> Written exercise:
Wherever the word "with" appears in a line, copy that line.

> Dataset records:

* Start *

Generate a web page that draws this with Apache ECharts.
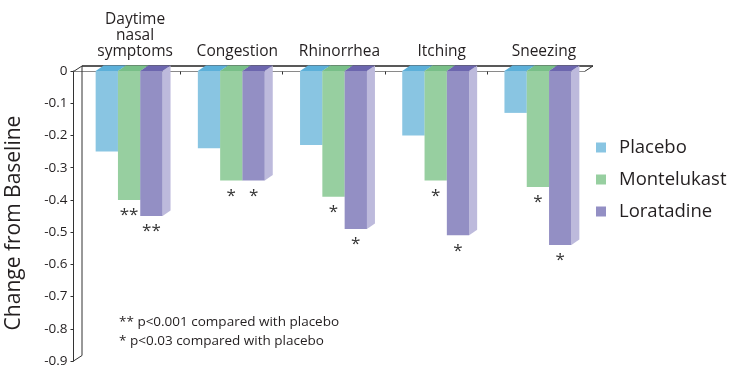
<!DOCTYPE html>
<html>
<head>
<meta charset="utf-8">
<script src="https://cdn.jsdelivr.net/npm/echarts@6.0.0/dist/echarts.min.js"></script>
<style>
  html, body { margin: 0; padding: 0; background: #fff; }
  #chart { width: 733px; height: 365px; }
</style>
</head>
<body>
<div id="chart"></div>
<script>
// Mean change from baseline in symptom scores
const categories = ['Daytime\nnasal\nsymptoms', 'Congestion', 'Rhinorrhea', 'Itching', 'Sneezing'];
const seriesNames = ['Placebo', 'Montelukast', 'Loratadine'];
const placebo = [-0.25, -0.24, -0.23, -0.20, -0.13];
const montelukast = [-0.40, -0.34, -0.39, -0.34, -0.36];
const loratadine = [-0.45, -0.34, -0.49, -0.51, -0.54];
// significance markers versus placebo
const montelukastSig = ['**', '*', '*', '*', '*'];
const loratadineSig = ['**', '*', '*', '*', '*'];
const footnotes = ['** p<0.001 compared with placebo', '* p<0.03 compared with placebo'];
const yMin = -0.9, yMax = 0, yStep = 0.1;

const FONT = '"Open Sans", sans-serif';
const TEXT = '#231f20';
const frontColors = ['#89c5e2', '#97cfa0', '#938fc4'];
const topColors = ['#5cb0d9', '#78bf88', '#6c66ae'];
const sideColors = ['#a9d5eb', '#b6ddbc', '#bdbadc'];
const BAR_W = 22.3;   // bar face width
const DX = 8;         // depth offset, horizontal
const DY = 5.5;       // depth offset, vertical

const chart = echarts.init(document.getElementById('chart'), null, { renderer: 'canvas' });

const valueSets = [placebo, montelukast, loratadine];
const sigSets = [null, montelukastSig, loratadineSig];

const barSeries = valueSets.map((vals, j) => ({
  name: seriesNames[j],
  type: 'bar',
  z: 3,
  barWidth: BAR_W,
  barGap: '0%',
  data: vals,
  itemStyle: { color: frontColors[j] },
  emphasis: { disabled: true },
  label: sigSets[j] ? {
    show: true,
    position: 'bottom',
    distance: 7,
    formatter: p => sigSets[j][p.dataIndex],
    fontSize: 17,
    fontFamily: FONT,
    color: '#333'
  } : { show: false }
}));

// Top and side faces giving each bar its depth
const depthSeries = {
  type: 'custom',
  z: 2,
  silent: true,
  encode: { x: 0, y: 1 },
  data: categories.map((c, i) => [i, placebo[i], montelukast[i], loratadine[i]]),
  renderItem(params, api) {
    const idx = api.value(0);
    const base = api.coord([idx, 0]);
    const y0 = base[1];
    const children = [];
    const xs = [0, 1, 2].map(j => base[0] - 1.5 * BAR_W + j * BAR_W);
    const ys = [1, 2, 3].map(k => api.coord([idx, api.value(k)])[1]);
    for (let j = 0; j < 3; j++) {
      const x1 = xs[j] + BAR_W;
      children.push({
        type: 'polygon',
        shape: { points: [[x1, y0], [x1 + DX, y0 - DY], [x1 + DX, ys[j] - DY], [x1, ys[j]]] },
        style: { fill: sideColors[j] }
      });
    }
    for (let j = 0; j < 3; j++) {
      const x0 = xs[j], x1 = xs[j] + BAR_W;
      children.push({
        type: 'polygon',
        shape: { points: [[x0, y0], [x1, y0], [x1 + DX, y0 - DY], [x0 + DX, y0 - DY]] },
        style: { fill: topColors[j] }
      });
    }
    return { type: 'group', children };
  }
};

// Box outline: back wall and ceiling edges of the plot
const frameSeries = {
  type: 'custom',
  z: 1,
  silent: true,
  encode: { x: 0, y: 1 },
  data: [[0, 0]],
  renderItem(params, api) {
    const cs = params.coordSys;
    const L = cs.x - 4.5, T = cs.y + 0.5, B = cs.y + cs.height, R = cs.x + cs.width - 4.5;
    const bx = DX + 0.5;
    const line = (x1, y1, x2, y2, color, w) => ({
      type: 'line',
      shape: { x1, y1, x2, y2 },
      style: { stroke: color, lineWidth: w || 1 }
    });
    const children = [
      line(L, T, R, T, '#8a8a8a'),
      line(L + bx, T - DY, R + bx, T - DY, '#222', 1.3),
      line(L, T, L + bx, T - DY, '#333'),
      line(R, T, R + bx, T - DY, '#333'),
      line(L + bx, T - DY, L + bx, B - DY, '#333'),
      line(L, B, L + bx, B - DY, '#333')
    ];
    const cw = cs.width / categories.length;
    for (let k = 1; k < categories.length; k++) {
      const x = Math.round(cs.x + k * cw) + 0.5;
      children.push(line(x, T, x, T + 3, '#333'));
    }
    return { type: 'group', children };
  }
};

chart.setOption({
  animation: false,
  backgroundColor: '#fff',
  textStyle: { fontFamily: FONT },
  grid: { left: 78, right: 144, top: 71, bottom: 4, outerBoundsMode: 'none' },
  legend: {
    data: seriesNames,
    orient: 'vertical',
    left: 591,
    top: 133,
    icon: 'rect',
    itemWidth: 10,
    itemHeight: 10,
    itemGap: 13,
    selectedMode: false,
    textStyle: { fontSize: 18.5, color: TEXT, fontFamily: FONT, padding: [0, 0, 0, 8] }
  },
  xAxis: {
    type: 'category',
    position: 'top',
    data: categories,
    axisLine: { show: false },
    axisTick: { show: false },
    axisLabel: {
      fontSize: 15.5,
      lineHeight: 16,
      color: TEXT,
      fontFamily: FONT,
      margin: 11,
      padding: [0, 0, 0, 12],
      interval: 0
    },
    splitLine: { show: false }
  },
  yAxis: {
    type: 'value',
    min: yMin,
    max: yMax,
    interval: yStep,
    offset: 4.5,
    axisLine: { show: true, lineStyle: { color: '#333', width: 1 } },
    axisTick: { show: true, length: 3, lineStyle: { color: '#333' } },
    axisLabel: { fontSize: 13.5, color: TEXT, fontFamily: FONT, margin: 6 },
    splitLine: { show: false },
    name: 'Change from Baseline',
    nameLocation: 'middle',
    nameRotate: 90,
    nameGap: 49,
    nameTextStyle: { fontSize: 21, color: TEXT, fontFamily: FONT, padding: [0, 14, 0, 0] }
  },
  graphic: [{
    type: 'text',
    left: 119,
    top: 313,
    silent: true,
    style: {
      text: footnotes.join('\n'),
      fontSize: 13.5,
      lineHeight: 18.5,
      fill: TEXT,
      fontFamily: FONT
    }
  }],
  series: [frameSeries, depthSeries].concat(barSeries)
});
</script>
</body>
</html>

* End *
* Start *

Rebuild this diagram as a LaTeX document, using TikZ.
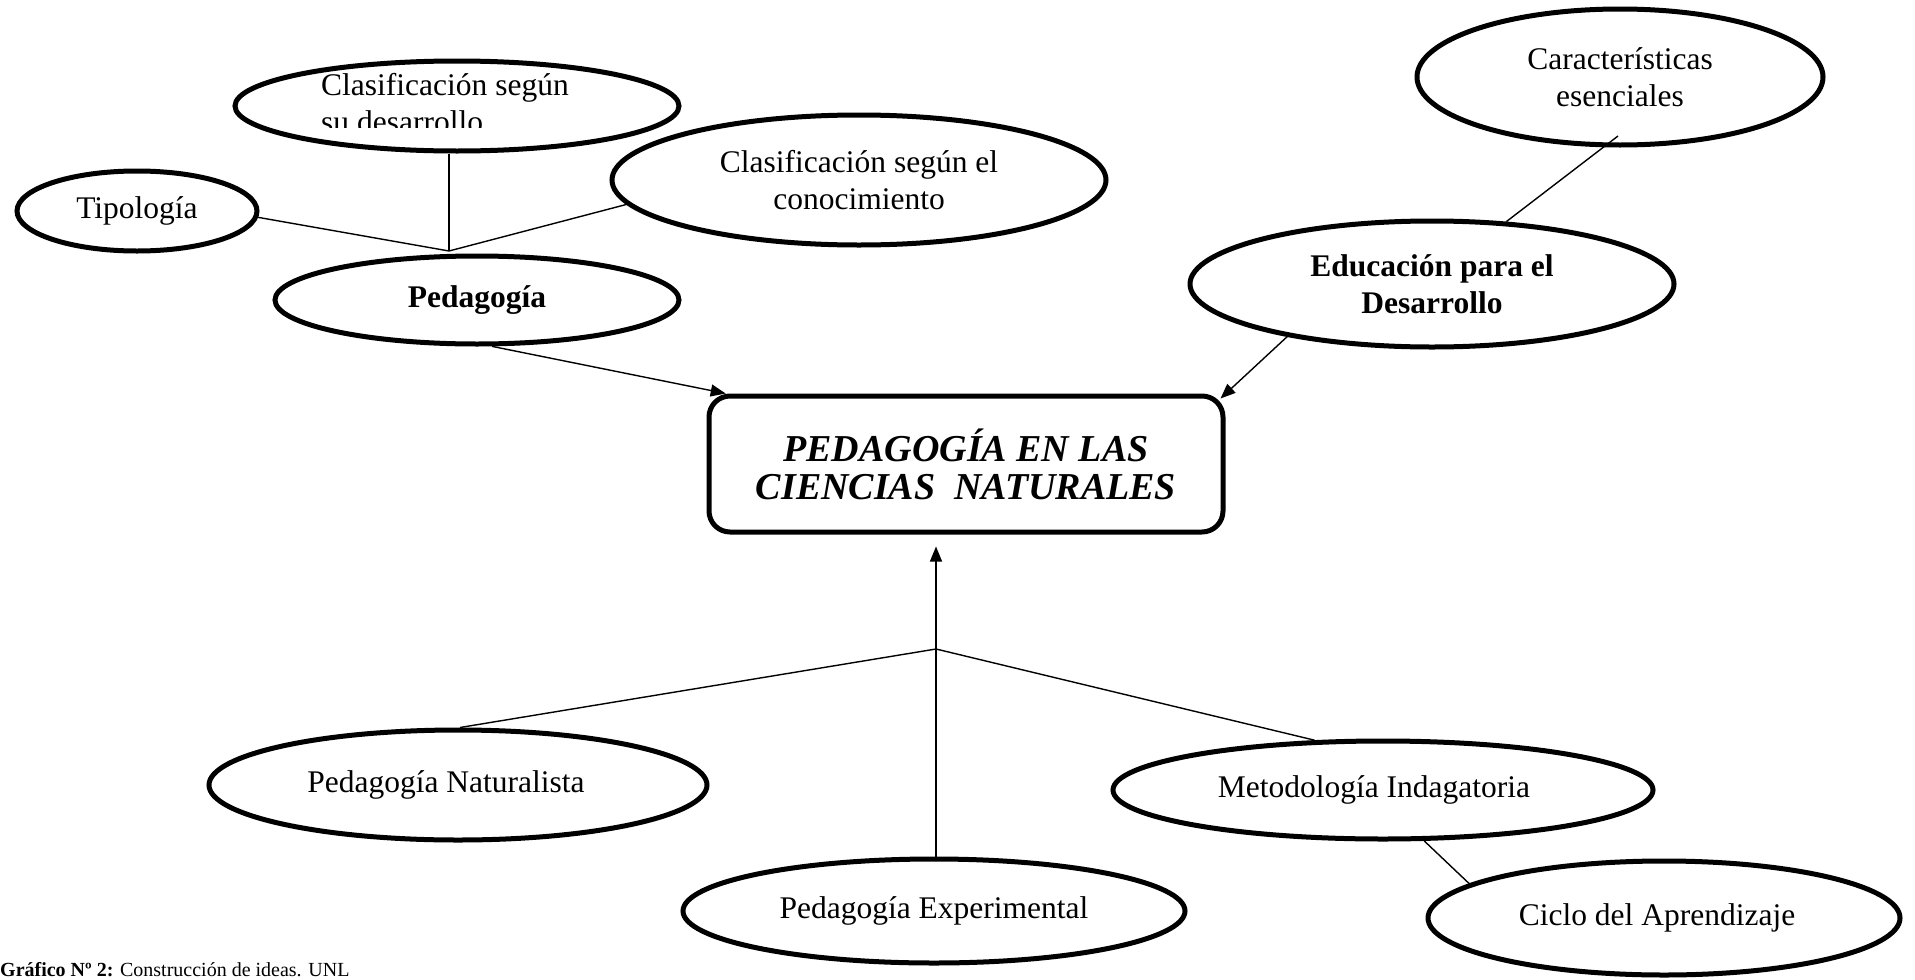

* End *

> The result:
Generate a web page that draws this with Apache ECharts.
const footnotes = ['** p<0.001 compared with placebo', '* p<0.03 compared with placebo'];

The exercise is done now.